§ DIRECTIONS
Without the pictures, print the lines running from the beginning of the material to the line containing "stalk_mb = [7.0, 6.0, 6.0, 5.0, 6.0]", both ends included.

....

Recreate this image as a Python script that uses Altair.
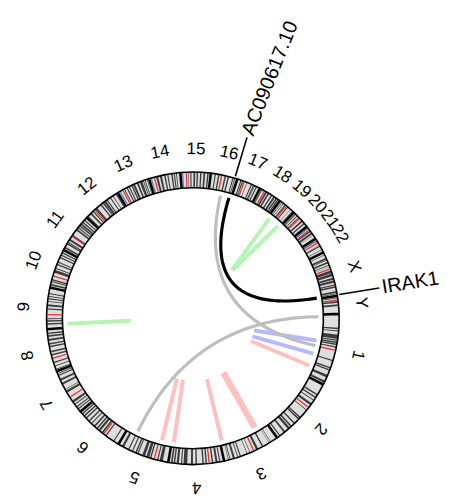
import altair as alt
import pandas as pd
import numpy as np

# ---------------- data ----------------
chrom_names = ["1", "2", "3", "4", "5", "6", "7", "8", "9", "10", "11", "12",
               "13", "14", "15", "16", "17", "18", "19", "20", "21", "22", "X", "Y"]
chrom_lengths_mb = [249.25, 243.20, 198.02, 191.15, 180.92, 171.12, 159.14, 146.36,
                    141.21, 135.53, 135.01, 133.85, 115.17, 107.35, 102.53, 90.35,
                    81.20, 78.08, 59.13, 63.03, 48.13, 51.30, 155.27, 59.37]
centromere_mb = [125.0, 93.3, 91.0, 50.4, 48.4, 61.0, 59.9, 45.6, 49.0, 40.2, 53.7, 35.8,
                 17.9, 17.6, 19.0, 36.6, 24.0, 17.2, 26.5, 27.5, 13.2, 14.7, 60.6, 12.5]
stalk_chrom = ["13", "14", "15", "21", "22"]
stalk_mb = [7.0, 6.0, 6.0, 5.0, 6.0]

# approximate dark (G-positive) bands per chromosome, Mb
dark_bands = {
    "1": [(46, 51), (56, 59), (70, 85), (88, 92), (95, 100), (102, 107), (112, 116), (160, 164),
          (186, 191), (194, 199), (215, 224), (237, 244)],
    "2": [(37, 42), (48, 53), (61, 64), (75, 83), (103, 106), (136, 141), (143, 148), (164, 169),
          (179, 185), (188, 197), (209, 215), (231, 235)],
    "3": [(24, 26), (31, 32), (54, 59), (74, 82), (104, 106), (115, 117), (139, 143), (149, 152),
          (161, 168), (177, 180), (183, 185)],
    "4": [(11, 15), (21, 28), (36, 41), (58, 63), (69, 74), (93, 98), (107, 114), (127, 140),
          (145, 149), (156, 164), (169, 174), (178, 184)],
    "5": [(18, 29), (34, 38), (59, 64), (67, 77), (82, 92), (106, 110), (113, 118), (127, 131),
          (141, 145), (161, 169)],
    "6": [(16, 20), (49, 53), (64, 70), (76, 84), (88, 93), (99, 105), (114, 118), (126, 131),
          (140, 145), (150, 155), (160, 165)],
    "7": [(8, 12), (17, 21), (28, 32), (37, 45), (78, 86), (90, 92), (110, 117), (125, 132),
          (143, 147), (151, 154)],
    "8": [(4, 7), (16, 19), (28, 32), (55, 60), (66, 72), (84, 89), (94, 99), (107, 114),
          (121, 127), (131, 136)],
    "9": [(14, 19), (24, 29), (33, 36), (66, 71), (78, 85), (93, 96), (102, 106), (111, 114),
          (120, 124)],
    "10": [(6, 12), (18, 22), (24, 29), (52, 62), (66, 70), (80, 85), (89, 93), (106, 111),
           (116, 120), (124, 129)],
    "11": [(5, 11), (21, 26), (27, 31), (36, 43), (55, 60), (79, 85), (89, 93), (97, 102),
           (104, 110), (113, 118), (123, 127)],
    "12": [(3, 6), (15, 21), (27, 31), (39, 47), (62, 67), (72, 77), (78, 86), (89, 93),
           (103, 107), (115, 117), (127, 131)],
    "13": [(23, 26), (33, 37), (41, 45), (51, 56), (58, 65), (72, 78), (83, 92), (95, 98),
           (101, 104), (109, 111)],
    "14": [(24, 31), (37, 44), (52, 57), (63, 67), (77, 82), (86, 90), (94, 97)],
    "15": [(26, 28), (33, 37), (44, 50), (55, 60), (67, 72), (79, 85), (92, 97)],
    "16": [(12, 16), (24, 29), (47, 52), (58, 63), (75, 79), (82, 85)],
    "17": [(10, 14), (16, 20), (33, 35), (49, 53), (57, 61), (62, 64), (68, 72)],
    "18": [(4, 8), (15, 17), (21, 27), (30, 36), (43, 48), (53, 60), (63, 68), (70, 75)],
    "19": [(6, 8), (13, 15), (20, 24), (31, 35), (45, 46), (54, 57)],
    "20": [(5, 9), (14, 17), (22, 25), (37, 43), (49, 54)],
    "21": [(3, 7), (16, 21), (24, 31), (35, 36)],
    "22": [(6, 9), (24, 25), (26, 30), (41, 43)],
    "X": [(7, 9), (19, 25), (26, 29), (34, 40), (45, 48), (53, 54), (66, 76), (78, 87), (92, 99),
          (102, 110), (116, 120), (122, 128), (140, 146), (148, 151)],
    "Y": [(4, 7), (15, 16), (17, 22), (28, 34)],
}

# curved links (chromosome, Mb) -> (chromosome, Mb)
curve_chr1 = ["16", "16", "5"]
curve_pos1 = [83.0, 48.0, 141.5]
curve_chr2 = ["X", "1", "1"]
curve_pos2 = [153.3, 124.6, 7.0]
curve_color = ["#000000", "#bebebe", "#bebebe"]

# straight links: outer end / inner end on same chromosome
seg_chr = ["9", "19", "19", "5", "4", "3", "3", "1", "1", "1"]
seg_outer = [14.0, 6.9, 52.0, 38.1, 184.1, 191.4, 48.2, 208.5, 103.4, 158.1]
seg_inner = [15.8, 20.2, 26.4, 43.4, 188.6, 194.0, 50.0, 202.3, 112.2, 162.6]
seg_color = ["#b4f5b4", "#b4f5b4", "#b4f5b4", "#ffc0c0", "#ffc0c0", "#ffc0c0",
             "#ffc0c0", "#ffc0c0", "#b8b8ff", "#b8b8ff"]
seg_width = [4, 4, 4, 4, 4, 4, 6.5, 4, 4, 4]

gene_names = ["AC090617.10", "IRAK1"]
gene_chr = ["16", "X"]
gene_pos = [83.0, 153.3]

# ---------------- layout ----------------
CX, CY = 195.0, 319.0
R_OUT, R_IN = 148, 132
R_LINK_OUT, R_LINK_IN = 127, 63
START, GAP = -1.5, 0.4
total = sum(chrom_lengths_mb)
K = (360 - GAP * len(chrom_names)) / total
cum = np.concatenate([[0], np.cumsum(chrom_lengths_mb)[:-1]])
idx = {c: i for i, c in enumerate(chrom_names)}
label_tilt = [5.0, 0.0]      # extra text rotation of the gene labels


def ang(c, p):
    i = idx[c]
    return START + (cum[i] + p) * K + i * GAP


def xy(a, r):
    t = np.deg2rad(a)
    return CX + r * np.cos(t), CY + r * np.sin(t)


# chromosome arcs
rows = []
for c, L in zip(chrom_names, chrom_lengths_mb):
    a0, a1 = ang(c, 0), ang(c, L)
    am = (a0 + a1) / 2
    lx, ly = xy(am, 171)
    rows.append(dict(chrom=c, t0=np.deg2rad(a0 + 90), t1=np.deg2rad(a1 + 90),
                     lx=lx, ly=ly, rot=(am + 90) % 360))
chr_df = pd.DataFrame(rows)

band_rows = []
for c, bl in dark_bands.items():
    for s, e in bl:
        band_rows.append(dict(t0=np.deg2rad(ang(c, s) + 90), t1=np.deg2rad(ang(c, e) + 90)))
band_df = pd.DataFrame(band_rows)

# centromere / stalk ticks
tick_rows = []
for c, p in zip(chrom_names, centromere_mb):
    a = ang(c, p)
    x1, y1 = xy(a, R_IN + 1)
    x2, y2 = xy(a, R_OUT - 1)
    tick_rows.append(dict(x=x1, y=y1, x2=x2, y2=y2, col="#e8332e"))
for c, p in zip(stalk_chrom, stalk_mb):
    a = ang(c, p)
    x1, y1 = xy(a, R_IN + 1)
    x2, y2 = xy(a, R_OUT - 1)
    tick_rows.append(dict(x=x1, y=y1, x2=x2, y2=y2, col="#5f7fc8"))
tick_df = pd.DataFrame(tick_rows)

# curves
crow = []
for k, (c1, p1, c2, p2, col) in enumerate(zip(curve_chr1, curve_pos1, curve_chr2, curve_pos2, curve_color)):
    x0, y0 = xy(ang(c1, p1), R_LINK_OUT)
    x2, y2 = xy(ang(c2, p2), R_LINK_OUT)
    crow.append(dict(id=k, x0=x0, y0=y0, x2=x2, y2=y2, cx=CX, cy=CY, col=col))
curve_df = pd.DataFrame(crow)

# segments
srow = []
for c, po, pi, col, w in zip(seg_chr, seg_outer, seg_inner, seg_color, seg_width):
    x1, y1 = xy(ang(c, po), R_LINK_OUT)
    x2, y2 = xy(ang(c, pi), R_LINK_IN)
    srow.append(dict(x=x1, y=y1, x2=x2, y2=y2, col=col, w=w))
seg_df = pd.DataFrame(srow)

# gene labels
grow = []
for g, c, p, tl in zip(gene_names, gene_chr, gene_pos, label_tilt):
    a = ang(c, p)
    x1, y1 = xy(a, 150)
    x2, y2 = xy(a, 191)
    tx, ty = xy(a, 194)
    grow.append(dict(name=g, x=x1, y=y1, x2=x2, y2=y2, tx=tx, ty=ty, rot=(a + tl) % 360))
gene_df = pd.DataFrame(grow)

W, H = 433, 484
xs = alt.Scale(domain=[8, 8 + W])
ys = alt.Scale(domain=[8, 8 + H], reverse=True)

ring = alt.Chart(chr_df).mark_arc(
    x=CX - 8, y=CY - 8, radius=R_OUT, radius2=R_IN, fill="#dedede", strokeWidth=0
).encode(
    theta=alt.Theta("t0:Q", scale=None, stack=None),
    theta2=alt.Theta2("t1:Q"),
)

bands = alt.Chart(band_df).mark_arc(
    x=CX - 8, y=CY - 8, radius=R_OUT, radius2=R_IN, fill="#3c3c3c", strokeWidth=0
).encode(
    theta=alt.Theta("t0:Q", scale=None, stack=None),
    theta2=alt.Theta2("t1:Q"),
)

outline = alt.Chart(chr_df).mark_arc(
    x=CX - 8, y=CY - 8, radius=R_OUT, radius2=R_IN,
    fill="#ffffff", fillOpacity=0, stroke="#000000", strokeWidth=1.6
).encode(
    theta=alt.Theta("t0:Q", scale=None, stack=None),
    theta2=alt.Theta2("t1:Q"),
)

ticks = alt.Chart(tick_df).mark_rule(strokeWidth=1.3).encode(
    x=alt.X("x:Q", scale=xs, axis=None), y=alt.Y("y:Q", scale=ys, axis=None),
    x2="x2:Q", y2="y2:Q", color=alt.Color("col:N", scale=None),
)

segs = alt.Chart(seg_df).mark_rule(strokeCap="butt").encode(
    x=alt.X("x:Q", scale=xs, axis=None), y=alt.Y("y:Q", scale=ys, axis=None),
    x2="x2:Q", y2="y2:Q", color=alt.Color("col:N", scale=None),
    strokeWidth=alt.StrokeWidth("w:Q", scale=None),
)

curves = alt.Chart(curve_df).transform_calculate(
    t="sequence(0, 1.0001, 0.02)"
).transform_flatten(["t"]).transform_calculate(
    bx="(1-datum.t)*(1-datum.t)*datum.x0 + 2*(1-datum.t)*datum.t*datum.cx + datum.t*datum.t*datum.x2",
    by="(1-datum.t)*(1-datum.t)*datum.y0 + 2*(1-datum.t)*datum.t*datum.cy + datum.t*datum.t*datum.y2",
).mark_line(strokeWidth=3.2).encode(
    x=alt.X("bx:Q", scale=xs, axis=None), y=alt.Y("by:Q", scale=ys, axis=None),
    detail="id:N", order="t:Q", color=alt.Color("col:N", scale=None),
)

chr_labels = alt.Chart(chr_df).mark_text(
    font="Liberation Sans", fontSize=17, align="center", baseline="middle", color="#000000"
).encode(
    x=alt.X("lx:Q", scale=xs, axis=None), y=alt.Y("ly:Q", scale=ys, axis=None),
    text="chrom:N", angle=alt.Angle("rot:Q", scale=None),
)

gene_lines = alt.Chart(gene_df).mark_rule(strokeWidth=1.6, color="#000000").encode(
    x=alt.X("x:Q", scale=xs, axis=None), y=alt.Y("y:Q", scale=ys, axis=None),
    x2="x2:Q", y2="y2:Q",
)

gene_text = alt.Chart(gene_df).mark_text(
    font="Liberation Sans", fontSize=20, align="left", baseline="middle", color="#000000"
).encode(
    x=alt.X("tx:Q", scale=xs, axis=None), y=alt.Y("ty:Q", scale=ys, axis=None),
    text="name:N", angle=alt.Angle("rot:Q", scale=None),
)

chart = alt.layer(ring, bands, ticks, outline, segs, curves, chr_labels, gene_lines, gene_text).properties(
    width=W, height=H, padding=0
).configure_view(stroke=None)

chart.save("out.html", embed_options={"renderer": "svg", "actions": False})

....

§ REPLY
Recreate this image as a Python script that uses Altair.
import altair as alt
import pandas as pd
import numpy as np

# ---------------- data ----------------
chrom_names = ["1", "2", "3", "4", "5", "6", "7", "8", "9", "10", "11", "12",
               "13", "14", "15", "16", "17", "18", "19", "20", "21", "22", "X", "Y"]
chrom_lengths_mb = [249.25, 243.20, 198.02, 191.15, 180.92, 171.12, 159.14, 146.36,
                    141.21, 135.53, 135.01, 133.85, 115.17, 107.35, 102.53, 90.35,
                    81.20, 78.08, 59.13, 63.03, 48.13, 51.30, 155.27, 59.37]
centromere_mb = [125.0, 93.3, 91.0, 50.4, 48.4, 61.0, 59.9, 45.6, 49.0, 40.2, 53.7, 35.8,
                 17.9, 17.6, 19.0, 36.6, 24.0, 17.2, 26.5, 27.5, 13.2, 14.7, 60.6, 12.5]
stalk_chrom = ["13", "14", "15", "21", "22"]
stalk_mb = [7.0, 6.0, 6.0, 5.0, 6.0]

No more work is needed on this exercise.